FTR, for the time unit warning, I've never seen the unit field used for timezone before. I suppose it makes sense (because there likely isn't another TZ parameter), but strictly speaking GMT is not a "unit" ...

dankelley commented 6 years ago

@Echisholm21 I think things are working now in the "develop" branch commit d682d2ca410fea52e83fef552ac140127696a88a. This is quite thoroughly tested in tests/testthat/test_odf.R, which deals with a modified ODF file. (I won't go into a lot of detail here because the code speaks for itself.) Also, I compressed that file and the original version. Please have a look, and make a decision on closing the issue.

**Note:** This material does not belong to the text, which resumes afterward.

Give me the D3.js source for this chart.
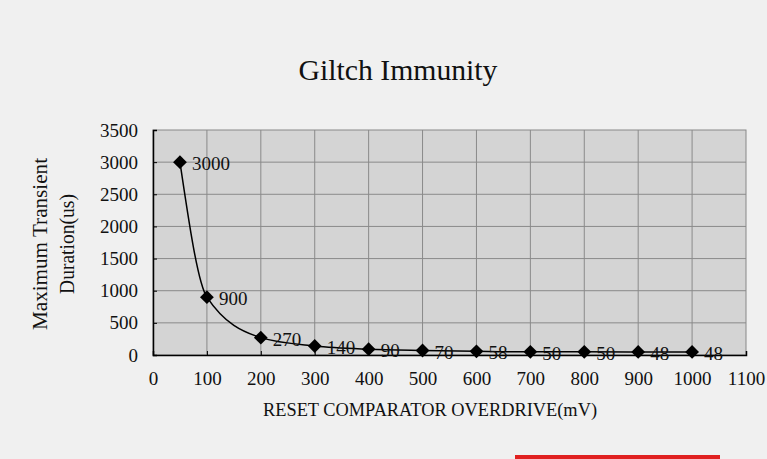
<!DOCTYPE html>
<html>
<head>
<meta charset="utf-8">
<script src="https://cdn.jsdelivr.net/npm/d3@7"></script>
<style>
  body { margin: 0; background: #f0f0f0; }
  svg text { font-family: "Liberation Serif", "DejaVu Serif", serif; fill: #111; }
</style>
</head>
<body>
<svg id="chart"></svg>
<script>
// data
var overdrive = [50, 100, 200, 300, 400, 500, 600, 700, 800, 900, 1000];
var duration = [3000, 900, 270, 140, 90, 70, 58, 50, 50, 48, 48];
var xTicks = [0, 100, 200, 300, 400, 500, 600, 700, 800, 900, 1000, 1100];
var yTicks = [0, 500, 1000, 1500, 2000, 2500, 3000, 3500];

var screen = {width: 767, height: 459};
var margins = {top: 130, right: 21, bottom: 104, left: 153};

var width = screen.width - margins.left - margins.right;
var height = screen.height - margins.top - margins.bottom;

var svg = d3.select("#chart")
    .attr("width", screen.width)
    .attr("height", screen.height);

svg.append("rect")
    .attr("width", screen.width)
    .attr("height", screen.height)
    .attr("fill", "#f0f0f0");

var xScale = d3.scaleLinear()
    .domain([0, 1100])
    .range([0, width]);

var yScale = d3.scaleLinear()
    .domain([0, 3500])
    .range([height, 0]);

var graph = svg.append("g")
    .attr("id", "graph")
    .attr("transform", "translate(" + margins.left + "," + margins.top + ")");

graph.append("rect")
    .attr("width", width)
    .attr("height", height)
    .attr("fill", "#d4d4d4")
    .attr("stroke", "#888")
    .attr("stroke-width", 1);

// grid
graph.append("g")
    .selectAll("line")
    .data(xTicks.slice(1, -1))
    .enter()
    .append("line")
    .attr("x1", function(d) { return xScale(d); })
    .attr("x2", function(d) { return xScale(d); })
    .attr("y1", 0)
    .attr("y2", height)
    .attr("stroke", "#8a8a8a");

graph.append("g")
    .selectAll("line")
    .data(yTicks.slice(1, -1))
    .enter()
    .append("line")
    .attr("x1", 0)
    .attr("x2", width)
    .attr("y1", function(d) { return yScale(d); })
    .attr("y2", function(d) { return yScale(d); })
    .attr("stroke", "#8a8a8a");

// axes
var xAxis = d3.axisBottom(xScale).tickValues(xTicks).tickFormat(d3.format("d")).tickSize(-4).tickPadding(17);
var yAxis = d3.axisLeft(yScale).tickValues(yTicks).tickFormat(d3.format("d")).tickSize(-4).tickPadding(15);

var gx = graph.append("g")
    .attr("transform", "translate(0," + height + ")")
    .call(xAxis);
var gy = graph.append("g")
    .call(yAxis);

[gx, gy].forEach(function(g) {
    g.select(".domain").attr("stroke", "#000").attr("stroke-width", 1.5);
    g.selectAll(".tick line").attr("stroke", "#000");
    g.selectAll(".tick text")
        .style("font-family", "'Liberation Serif', serif")
        .style("font-size", "19px")
        .attr("fill", "#111");
});

// line
var line = d3.line()
    .x(function(d, i) { return xScale(overdrive[i]); })
    .y(function(d) { return yScale(d); })
    .curve(d3.curveMonotoneX);

graph.append("path")
    .datum(duration)
    .attr("d", line)
    .attr("fill", "none")
    .attr("stroke", "#000")
    .attr("stroke-width", 1.5);

graph.append("g")
    .selectAll("path")
    .data(duration)
    .enter()
    .append("path")
    .attr("d", d3.symbol().type(d3.symbolSquare).size(95))
    .attr("transform", function(d, i) {
        return "translate(" + xScale(overdrive[i]) + "," + yScale(d) + ") rotate(45)";
    })
    .attr("fill", "#000");

graph.append("g")
    .selectAll("text")
    .data(duration)
    .enter()
    .append("text")
    .attr("x", function(d, i) { return xScale(overdrive[i]) + 12; })
    .attr("y", function(d) { return yScale(d) + 8; })
    .style("font-size", "19px")
    .text(function(d) { return d; });

// titles
svg.append("text")
    .attr("x", 398)
    .attr("y", 80)
    .attr("text-anchor", "middle")
    .attr("textLength", 199)
    .attr("lengthAdjust", "spacingAndGlyphs")
    .style("font-size", "30px")
    .text("Giltch Immunity");

svg.append("text")
    .attr("x", 430)
    .attr("y", 416)
    .attr("text-anchor", "middle")
    .attr("textLength", 334)
    .attr("lengthAdjust", "spacingAndGlyphs")
    .style("font-size", "19px")
    .text("RESET COMPARATOR OVERDRIVE(mV)");

var yTitle = svg.append("text")
    .attr("transform", "translate(47,244) rotate(-90)")
    .attr("text-anchor", "middle")
    .style("font-size", "20px");
yTitle.append("tspan").attr("x", 0).attr("dy", 0)
    .attr("textLength", 172).attr("lengthAdjust", "spacingAndGlyphs")
    .text("Maximum Transient");
yTitle.append("tspan").attr("x", 0).attr("dy", 27)
    .attr("textLength", 100).attr("lengthAdjust", "spacingAndGlyphs")
    .text("Duration(us)");

svg.append("rect")
    .attr("x", 515)
    .attr("y", 455)
    .attr("width", 205)
    .attr("height", 4)
    .attr("fill", "#e02020");
</script>
</body>
</html>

@richardsc I'm calling it a "unit" just because the ODF file names it as such. I don't think this will matter in any situation, but I could of course remove the unit if desired. Just let me know, by email or a new issue ... obviously it would just take a few seconds to do (and then 20 minutes for the automatic build/test sequence I like to undertake before committing to GH).

richardsc commented 6 years ago

I agree with you calling it a "unit" based on what's in the file. My point was more that I don't think BIO should be specifying the unit for a "time" field as the timezone. Not related to oce -- so build, test, and push away!

EOGrady21 commented 6 years ago

Looks great! Thanks so much!